- Born: 1636
- Died: 1722 (aged 85–86)

= Esther d'Hervart =

French noblewoman, Protestant and refugee to England

Esther d'Hervart became Esther de la Tour du Pin; Madame de Gouvernet aka marquise de Gouvernet (1636–1722). She was a French noblewoman, Protestant and refugee to England. She and her mother were among seven Protestants allowed to emigrate by Louis XIV with her money and goods.

==Life==
d'Hervart was one of the three children of Barthélemy Hervart and Esther Vimart who both came from Lyons where they had married in 1629. Her parents moved to Frankfurt am Main where her father and her uncle served Duke Bernard of Saxe-Weimar until he died in 1639. They were given lands and French citizenship when they assisted in the annexation of Alsace.

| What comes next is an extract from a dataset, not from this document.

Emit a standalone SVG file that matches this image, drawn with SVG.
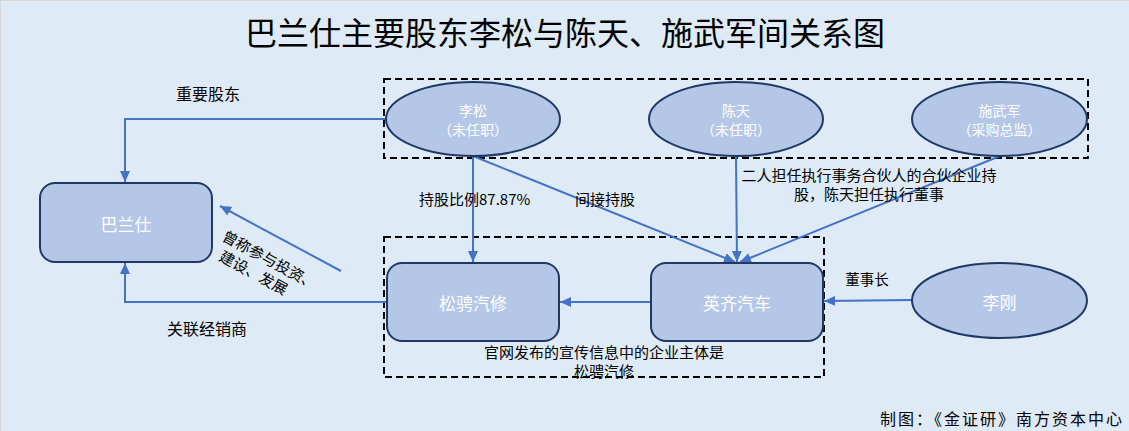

In 1655 she was married at the Charenton Temple outside Paris to Charles de la Tour du Pin, marquis de Gouvernet. He came from an ancient and rich family. Sometime after 1680 her husband died and it was a time of increasing ill feeling towards the Huguenots. She was still in the Charenton Temple congregation and there was frequent discussion of emigration to England. She was involved in arranging the marriage of her fourteen-year-old daughter to Henry Savile, Lord Eland (1660–1688). The introduction was made by Henry Savile and she was prepared to offer a dowry of £25,000. However the Savile family found the political situation too difficult and although the dowry was attractive they broke off the proposed engagement.

However Henry Savile, Lord Eland remembered her daughter and after four years he wanted to rekindle the proposed marriage. During those years he had not been well-behaved and his relationship with his father was poor, but we has contrite and between March and June 1684 the permission of Louis XIV was received. The marriage in June was followed by a plan to move the couple, herself and her entourage to England, but Louis XIV objected. There was substantial negotiation with the French court. The King eventually decided that he would allow seven French Protestants to leave the country and she and her mother made the cut. However her children were not included and three of them were left in France.

Lord Eland died in October 1687 leaving his estate to his wife. The will was contested but with no result. His wife, her daughter, died in 1694 and the money was left to her. By this time d'Hervart become a denizen which was a de facto English citizenship. She accentuated that England was the family home when she paid for her mother and for her daughter to be buried in a vault in Westminster Abbey. (This was where in time she would be buried.)

d'Hervart enjoyed London society and she had houses in St James Square and what was then countryside in Paddington. She died in 1722. The monument to her, her daughter and her mother, which was carved in marble by Henri Nadauld is in the Westminster Abbey triforium.